Why are people so inclined to criticize god when it symbolizes the well being of humanity?
QUOTE:
"'Good' is a distinction that is in humanity alone."
QUOTE:
If you're sane, you can still do evil, or if you're insane you can still do good, can't you? And while we can see what is good or not, we have to consider whether what we are doing/have done/are planning to do is good for us or good for someone else. Whatever good you do, there'll always be someone around to call it "evil."
QUOTE:
"Through all of this I raise one question.Why are people so inclined to critisize god when it symbolizes the well being of humanity?"
My problem with God is how much some people do/have idolized him, and called him, well...a god! I'm not much for worshipping anyone, it just goes against my nature. I, myself, just don't like how the people who are so into religion have made him into this perfect being.
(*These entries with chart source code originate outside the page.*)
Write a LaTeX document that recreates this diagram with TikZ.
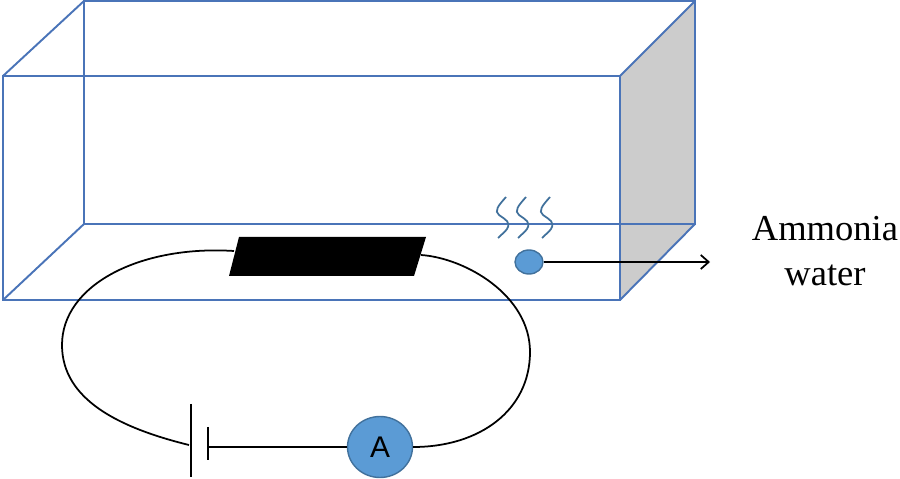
\documentclass[tikz,border=0pt]{standalone}
\usepackage{fontspec}
\setmainfont{Liberation Serif}
\newfontfamily\ammeterfont{Liberation Sans}
\usetikzlibrary{arrows.meta,shapes}
\definecolor{tankblue}{HTML}{4A74B8}
\definecolor{dropblue}{HTML}{5B9BD5}
\definecolor{dropline}{HTML}{41719C}
\definecolor{sidegray}{HTML}{CCCCCC}
\tikzset{
  tank/.style={draw=tankblue,line width=1.1pt},
  wire/.style={draw=black,line width=1pt},
  vapour/.style={draw=dropline,line width=1pt},
  label/.style={font=\fontsize{20.8}{24}\selectfont,inner sep=0pt}
}
\begin{document}
\begin{tikzpicture}[x=0.02cm,y=-0.02cm,>={Straight Barb[length=4.5pt,width=8pt,line width=1pt]}]
                \useasboundingbox (0,0) rectangle (900,479);
                \coordinate (frontTL) at (3,76);
                \coordinate (frontTR) at (620,76);
                \coordinate (frontBR) at (620,300);
                \coordinate (frontBL) at (3,300);
                \coordinate (backTL) at (84,1);
                \coordinate (backTR) at (695,1);
                \coordinate (backBR) at (695,224);
                \coordinate (backBL) at (84,224);
                \coordinate (plateTL) at (239,237);
                \coordinate (plateTR) at (426,237);
                \coordinate (plateBR) at (414,276);
                \coordinate (plateBL) at (229,276);
                \coordinate (plateW) at (234,251);
                \coordinate (plateE) at (421,255);
                \coordinate (loopW) at (62,345);
                \coordinate (loopE) at (530,352);
                \coordinate (cellW) at (189,445);
                \coordinate (cellE) at (208,447);
                \coordinate (longT) at (191,404);
                \coordinate (longB) at (191,477);
                \coordinate (shortT) at (208,427);
                \coordinate (shortB) at (208,460);
                \coordinate (tip) at (710,262);
                \fill[sidegray] (frontTR) -- (backTR) -- (backBR) -- (frontBR) -- cycle;
                \draw[tank] (frontTL) rectangle (frontBR);
                \draw[tank] (backTL) rectangle (backBR);
                \draw[tank] (frontTL) -- (backTL);
                \draw[tank] (frontTR) -- (backTR);
                \draw[tank] (frontBL) -- (backBL);
                \draw[tank] (frontBR) -- (backBR);
                % wires and cell
                \node[shape=ellipse,draw=dropline,fill=dropblue,line width=0.8pt,minimum width=1.3cm,minimum height=1.22cm,inner sep=0pt,font=\ammeterfont\fontsize{17}{20}\selectfont](ammeter)at(380, 447){A};
                \node[shape=ellipse,draw=dropline,fill=dropblue,line width=0.8pt,minimum width=0.56cm,minimum height=0.48cm,inner sep=0pt](drop)at(529, 262){};
                \draw[wire] (plateW) .. controls (140,245) and (62,285) .. (loopW)
                  .. controls (62,400) and (120,428) .. (cellW);
                \draw[wire] (plateE) .. controls (465,258) and (530,295) .. (loopE)
                  .. controls (530,410) and (480,447) .. (ammeter.east);
                \draw[wire] (cellE) -- (ammeter.west);
                \draw[wire,line width=1.2pt] (longT) -- (longB);
                \draw[wire] (shortT) -- (shortB);
                \fill[black] (plateTL) -- (plateTR) -- (plateBR) -- (plateBL) -- cycle;
                % vapour
                \foreach \shift in {0,20,44}{
                  \draw[vapour,xshift=\shift*0.02cm] (506,197) .. controls (498,206) and (494,211) .. (499,215)
                    .. controls (506,220) and (511,222) .. (507,229) .. controls (505,232) and (502,234) .. (498,238);
                }
                \node[label](ammonia)at(825, 229){Ammonia};
                \node[label](water)at(825, 275){water};
                \draw[wire,->] (drop.east) -- (tip);
            \end{tikzpicture}
\end{document}
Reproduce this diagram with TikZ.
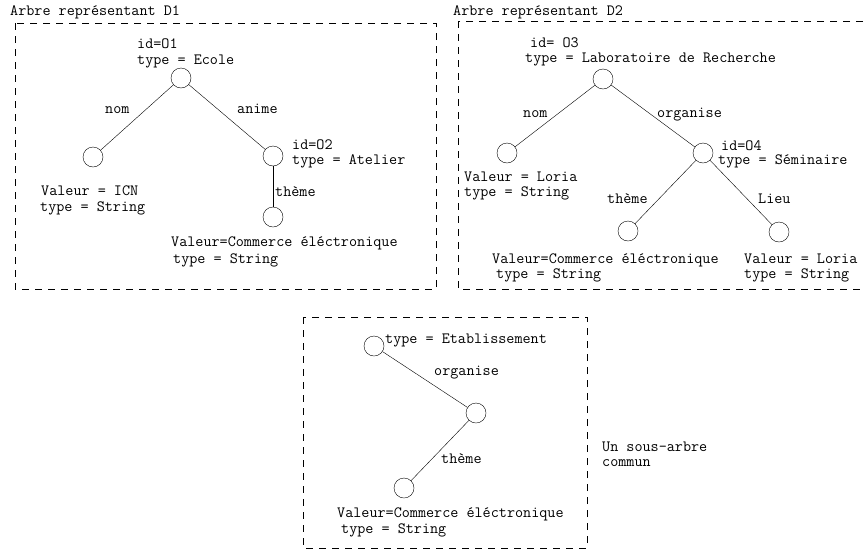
\documentclass[tikz,border=0pt]{standalone}
\usepackage{fontspec}
\usetikzlibrary{positioning}

\begin{document}
\begin{tikzpicture}[x=1pt, y=-1pt, thin,
  noeud/.style={draw, circle, minimum size=20pt, inner sep=0pt},
  txt/.style={anchor=west, inner sep=0pt, text height=9.4pt, text depth=0pt,
    font=\ttfamily\fontsize{15.7}{17}\selectfont},
  cadre/.style={dash pattern=on 7pt off 6pt}]

\clip (0,0) rectangle (864,552);

% Arbre D1
\node[txt] (T1) at (10,11) {Arbre représentant D1};
\draw[cadre] (15,23) rectangle (436,289);

\node[noeud] (O1) at (181,78) {};
\node[noeud] (N1) at (93,157) {};
\node[noeud] (O2) at (273,156) {};
\node[noeud] (V1) at (273,217) {};

\node[txt] (O1a) at (137,44) {id=O1};
\node[txt] (O1b) at (137,60) {type = Ecole};
\node[txt] (O2a) at (292,145) {id=O2};
\node[txt] (O2b) at (292,160) {type = Atelier};
\node[txt] (N1a) at (41,191) {Valeur = ICN};
\node[txt] (N1b) at (40,207) {type = String};
\node[txt] (V1a) at (171,242) {Valeur=Commerce éléctronique};
\node[txt] (V1b) at (173,259) {type = String};

\draw (O1) -- (N1);
\draw (O1) -- (O2);
\draw (O2) -- (V1);

\node[txt] (L1) at (105,109) {nom};
\node[txt] (L2) at (237,109) {anime};
\node[txt] (L3) at (275,192) {thème};

% Arbre D2
\node[txt] (T2) at (453,11) {Arbre représentant D2};
\draw[cadre] (458,21) rectangle (880,289);

\node[noeud] (O3) at (603,79) {};
\node[noeud] (N2) at (507,153) {};
\node[noeud] (O4) at (703,153) {};
\node[noeud] (V2) at (628,231) {};
\node[noeud] (P2) at (779,232) {};

\node[txt] (O3a) at (530,43) {id= O3};
\node[txt] (O3b) at (525,58) {type = Laboratoire de Recherche};
\node[txt] (O4a) at (721,146) {id=O4};
\node[txt] (O4b) at (718,160) {type = Séminaire};
\node[txt] (N2a) at (464,177) {Valeur = Loria};
\node[txt] (N2b) at (464,192) {type = String};
\node[txt] (V2a) at (492,259) {Valeur=Commerce éléctronique};
\node[txt] (V2b) at (496,274) {type = String};
\node[txt] (P2a) at (744,259) {Valeur = Loria};
\node[txt] (P2b) at (744,274) {type = String};

\draw (O3) -- (N2);
\draw (O3) -- (O4);
\draw (O4) -- (V2);
\draw (O4) -- (P2);

\node[txt] (L4) at (523,113) {nom};
\node[txt] (L5) at (657,113) {organise};
\node[txt] (L6) at (607,199) {thème};
\node[txt] (L7) at (758,199) {Lieu};

% Sous-arbre commun
\draw[cadre] (303,317) rectangle (587,548);

\node[noeud] (E1) at (374,346) {};
\node[noeud] (S1) at (476,413) {};
\node[noeud] (V3) at (404,488) {};

\node[txt] (E1a) at (385,339) {type = Etablissement};
\node[txt] (V3a) at (337,513) {Valeur=Commerce éléctronique};
\node[txt] (V3b) at (341,529) {type = String};

\draw (E1) -- (S1);
\draw (S1) -- (V3);

\node[txt] (L8) at (434,371) {organise};
\node[txt] (L9) at (441,459) {thème};

\node[txt] (C1) at (602,447) {Un sous-arbre};
\node[txt] (C2) at (602,462) {commun};

\end{tikzpicture}
\end{document}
I don't believe in perfection. Nothing is just one thing or the other, it's a mix.
Good points, even if I don't agree with all of them.
I don't think God or religion are sources of morality. I think Kant was right in saying morality is an innate sense just as much as eating and pooping are. A sort of duty to ones own self.
Which leads me on that only a moral good action in my mind can only be achieved through the knowledge of ones self, which only one alone can truly understand, without the influence of sense experiences, (including religion) the knowledge of ones own mind, who can then determine what is morally good and morally bad, as an innate duty.
Everything was good then God (self-awareness) came and there was evil. If God symbolizes anything it is the latter of the dichotomy... evil, as that is what he implied... the ability to deny grew when we could recognize what we didn't want and good and evil were born.